[Start of Recorded data]

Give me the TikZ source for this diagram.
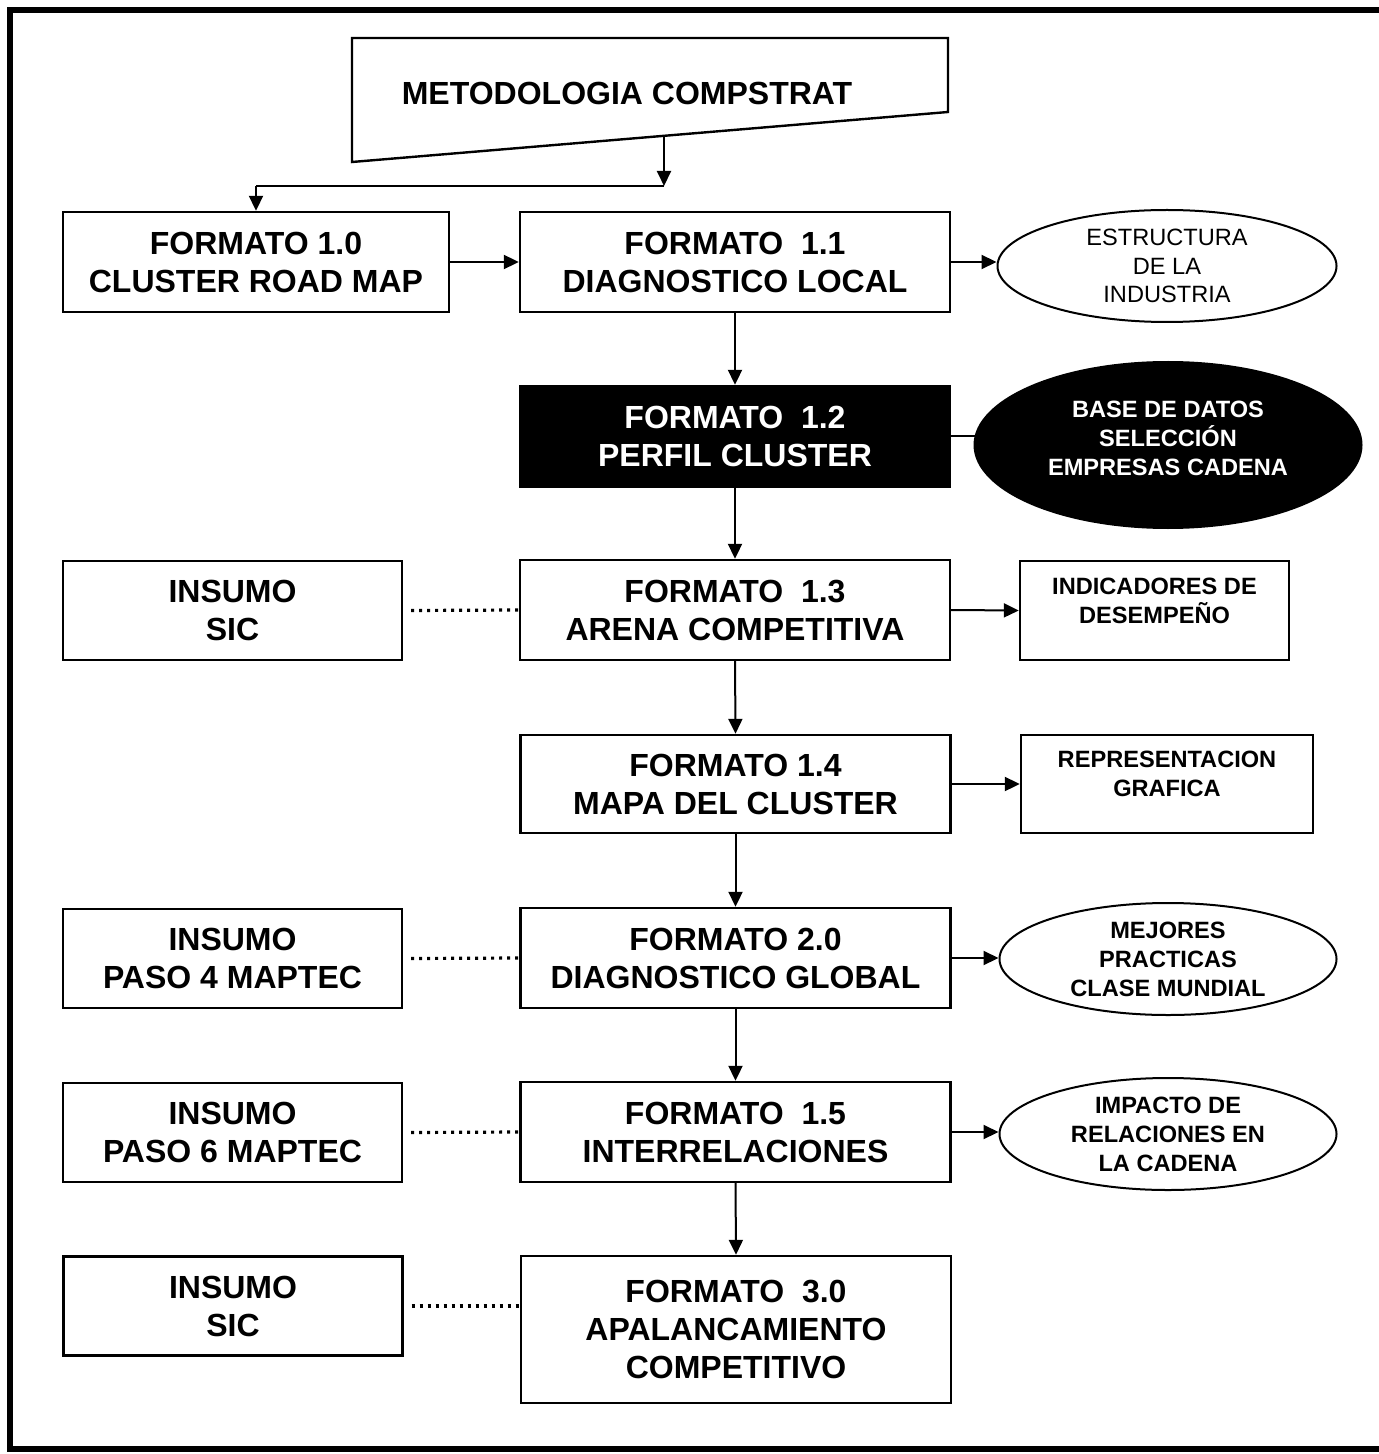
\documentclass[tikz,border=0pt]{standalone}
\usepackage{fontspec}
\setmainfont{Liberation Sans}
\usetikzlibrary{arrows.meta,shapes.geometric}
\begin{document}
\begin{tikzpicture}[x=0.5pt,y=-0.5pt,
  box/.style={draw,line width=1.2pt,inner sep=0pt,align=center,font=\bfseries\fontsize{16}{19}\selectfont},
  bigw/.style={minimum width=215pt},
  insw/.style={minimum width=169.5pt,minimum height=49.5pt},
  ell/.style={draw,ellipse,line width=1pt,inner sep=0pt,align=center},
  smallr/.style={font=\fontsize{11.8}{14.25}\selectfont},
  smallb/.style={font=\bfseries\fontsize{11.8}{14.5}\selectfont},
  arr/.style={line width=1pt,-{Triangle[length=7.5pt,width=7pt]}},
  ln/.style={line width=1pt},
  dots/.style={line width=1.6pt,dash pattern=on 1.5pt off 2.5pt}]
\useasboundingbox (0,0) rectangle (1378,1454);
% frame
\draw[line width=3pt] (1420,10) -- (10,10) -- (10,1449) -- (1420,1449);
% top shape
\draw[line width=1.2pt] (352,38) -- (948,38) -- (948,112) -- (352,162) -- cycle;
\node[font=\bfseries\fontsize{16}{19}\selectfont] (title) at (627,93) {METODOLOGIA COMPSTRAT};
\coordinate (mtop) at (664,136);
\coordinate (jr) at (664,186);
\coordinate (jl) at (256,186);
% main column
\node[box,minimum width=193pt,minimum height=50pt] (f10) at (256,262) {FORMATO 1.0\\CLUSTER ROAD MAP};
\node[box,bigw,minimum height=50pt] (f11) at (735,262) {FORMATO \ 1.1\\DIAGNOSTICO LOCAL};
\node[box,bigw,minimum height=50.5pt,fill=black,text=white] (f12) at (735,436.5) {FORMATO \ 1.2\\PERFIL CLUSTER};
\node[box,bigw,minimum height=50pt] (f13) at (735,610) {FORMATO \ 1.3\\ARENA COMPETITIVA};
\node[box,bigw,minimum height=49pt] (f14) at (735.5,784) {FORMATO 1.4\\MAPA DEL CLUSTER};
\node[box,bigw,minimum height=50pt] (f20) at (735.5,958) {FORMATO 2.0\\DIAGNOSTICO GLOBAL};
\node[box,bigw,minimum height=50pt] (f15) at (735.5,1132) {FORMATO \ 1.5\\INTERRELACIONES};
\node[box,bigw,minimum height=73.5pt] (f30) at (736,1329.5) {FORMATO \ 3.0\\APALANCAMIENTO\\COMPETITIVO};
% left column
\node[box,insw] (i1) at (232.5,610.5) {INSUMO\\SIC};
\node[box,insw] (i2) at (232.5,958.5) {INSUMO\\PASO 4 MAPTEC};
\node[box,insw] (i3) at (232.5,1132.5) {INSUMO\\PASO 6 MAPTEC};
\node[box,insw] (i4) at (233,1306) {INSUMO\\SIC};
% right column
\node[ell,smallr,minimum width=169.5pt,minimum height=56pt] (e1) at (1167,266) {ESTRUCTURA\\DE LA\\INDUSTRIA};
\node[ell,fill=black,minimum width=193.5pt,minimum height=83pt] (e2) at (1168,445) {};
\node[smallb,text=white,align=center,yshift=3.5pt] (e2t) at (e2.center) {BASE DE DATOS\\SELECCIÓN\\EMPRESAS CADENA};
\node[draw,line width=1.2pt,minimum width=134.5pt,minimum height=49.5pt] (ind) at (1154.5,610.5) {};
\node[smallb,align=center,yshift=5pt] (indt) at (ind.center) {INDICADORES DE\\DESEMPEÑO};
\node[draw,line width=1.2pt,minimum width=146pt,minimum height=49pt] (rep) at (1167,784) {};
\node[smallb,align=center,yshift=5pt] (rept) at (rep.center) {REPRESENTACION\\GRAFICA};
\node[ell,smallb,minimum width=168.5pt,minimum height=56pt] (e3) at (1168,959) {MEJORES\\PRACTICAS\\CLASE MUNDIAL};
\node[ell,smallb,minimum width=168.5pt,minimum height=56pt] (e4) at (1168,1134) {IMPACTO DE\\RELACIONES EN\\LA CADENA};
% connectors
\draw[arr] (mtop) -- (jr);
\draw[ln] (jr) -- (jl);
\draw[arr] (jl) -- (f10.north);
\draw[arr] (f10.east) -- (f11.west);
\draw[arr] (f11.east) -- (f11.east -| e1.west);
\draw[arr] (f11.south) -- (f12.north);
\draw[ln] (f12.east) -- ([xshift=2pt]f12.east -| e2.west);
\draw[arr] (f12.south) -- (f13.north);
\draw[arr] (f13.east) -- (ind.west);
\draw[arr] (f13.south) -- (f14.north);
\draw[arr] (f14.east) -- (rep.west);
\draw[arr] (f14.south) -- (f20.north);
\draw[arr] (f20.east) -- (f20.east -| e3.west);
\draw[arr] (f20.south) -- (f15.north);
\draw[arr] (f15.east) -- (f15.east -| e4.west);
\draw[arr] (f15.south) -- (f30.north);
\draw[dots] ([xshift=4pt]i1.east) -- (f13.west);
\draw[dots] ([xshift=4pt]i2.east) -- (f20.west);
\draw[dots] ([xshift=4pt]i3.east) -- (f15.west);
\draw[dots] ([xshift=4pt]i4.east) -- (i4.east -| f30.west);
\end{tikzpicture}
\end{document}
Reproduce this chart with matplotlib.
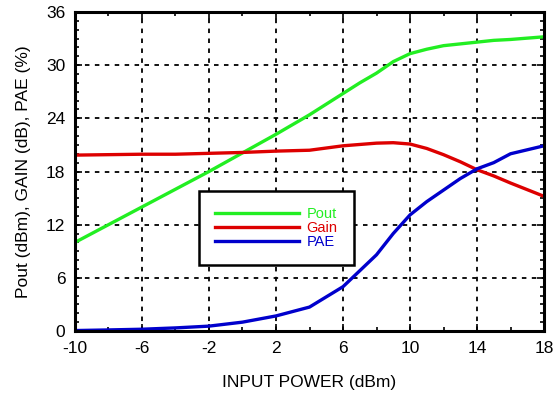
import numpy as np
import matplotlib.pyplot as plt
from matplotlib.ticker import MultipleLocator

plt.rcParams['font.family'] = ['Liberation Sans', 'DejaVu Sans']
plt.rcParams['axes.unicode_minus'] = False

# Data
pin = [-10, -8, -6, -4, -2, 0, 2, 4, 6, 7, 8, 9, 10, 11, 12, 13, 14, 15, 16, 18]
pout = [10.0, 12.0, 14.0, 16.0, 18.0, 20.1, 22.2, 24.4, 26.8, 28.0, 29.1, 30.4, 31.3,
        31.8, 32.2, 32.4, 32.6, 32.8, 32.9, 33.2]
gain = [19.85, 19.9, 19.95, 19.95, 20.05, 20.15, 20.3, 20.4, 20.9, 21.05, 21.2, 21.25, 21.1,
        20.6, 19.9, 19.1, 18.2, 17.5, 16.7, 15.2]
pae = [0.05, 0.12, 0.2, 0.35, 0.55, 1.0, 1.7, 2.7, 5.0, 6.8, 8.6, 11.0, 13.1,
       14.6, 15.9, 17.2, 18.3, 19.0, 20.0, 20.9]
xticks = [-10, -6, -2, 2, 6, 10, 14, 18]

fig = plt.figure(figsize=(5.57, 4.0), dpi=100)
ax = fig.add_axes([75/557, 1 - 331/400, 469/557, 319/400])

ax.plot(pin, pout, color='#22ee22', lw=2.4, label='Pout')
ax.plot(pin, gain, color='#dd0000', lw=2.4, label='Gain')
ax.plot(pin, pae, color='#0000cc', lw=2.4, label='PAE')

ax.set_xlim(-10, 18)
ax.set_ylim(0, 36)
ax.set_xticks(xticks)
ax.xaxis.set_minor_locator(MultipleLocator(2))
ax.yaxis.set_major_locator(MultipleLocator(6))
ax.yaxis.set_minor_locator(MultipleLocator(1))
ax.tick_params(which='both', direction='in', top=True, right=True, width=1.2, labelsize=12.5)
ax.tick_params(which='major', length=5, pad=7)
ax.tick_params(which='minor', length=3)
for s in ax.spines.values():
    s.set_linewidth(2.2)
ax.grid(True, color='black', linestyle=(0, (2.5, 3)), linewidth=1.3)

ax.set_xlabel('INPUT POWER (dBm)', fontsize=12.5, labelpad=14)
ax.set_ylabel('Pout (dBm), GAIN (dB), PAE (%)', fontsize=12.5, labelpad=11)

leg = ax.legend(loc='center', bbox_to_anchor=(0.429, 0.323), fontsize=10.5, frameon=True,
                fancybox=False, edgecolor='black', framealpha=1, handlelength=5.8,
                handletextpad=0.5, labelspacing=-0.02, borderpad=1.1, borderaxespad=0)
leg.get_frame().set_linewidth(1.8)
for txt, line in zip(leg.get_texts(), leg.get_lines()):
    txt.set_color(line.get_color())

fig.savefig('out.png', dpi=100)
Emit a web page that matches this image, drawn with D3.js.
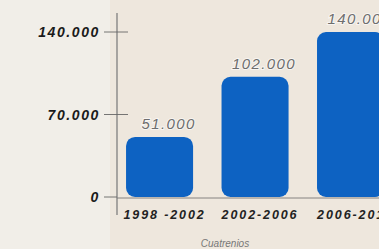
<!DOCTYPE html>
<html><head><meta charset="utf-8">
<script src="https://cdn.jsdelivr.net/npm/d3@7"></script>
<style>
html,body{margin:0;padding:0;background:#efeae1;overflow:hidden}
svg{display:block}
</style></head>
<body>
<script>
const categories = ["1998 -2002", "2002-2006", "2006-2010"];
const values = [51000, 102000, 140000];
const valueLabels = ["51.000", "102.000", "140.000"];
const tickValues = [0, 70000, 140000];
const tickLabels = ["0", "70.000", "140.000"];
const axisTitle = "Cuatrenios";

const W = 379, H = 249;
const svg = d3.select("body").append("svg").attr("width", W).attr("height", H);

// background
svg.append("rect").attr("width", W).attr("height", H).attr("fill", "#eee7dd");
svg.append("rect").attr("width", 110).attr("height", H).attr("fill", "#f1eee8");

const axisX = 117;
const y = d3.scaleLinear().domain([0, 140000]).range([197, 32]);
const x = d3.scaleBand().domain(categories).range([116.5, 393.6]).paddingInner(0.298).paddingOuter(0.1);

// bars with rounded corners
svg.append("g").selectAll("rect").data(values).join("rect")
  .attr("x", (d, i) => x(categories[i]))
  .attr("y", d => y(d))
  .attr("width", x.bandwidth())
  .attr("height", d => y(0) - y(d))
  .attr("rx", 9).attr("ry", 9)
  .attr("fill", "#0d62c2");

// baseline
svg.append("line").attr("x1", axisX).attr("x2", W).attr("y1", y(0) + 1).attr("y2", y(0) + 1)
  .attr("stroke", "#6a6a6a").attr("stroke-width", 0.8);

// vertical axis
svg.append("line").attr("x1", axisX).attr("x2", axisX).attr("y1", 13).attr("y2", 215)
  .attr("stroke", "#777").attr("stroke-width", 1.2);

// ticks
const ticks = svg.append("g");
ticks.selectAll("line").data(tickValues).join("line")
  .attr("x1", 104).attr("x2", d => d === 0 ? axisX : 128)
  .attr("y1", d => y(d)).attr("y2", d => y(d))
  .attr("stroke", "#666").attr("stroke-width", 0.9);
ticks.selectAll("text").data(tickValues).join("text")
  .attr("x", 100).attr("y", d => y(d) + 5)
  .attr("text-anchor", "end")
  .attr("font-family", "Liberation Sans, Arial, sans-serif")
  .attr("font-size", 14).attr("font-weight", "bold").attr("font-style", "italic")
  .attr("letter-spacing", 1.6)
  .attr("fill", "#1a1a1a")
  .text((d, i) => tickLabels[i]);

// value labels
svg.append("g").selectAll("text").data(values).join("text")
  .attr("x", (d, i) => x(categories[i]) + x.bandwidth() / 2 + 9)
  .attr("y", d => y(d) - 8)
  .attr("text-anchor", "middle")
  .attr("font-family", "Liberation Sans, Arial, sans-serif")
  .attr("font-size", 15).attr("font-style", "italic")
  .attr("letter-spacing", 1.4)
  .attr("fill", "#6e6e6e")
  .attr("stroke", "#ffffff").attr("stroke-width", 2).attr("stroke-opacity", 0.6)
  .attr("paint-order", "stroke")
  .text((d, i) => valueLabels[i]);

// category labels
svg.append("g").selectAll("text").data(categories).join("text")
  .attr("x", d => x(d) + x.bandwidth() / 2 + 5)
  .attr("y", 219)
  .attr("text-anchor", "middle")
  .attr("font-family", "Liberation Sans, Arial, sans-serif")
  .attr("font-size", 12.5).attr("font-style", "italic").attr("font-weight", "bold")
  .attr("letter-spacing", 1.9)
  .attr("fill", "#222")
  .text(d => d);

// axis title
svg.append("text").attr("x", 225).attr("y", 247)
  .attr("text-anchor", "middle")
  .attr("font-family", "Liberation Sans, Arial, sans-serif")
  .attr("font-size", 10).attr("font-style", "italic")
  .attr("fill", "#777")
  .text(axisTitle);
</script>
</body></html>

[End of Recorded data]

▶ Your task:
Keep to the lines between the line with "Reproduce this chart with matplotlib." and the line with "plt.rcParams['axes.unicode_minus'] = False", inclusive, and transcribe them without pictures.

▶ The reply:
Reproduce this chart with matplotlib.
import numpy as np
import matplotlib.pyplot as plt
from matplotlib.ticker import MultipleLocator

plt.rcParams['font.family'] = ['Liberation Sans', 'DejaVu Sans']
plt.rcParams['axes.unicode_minus'] = False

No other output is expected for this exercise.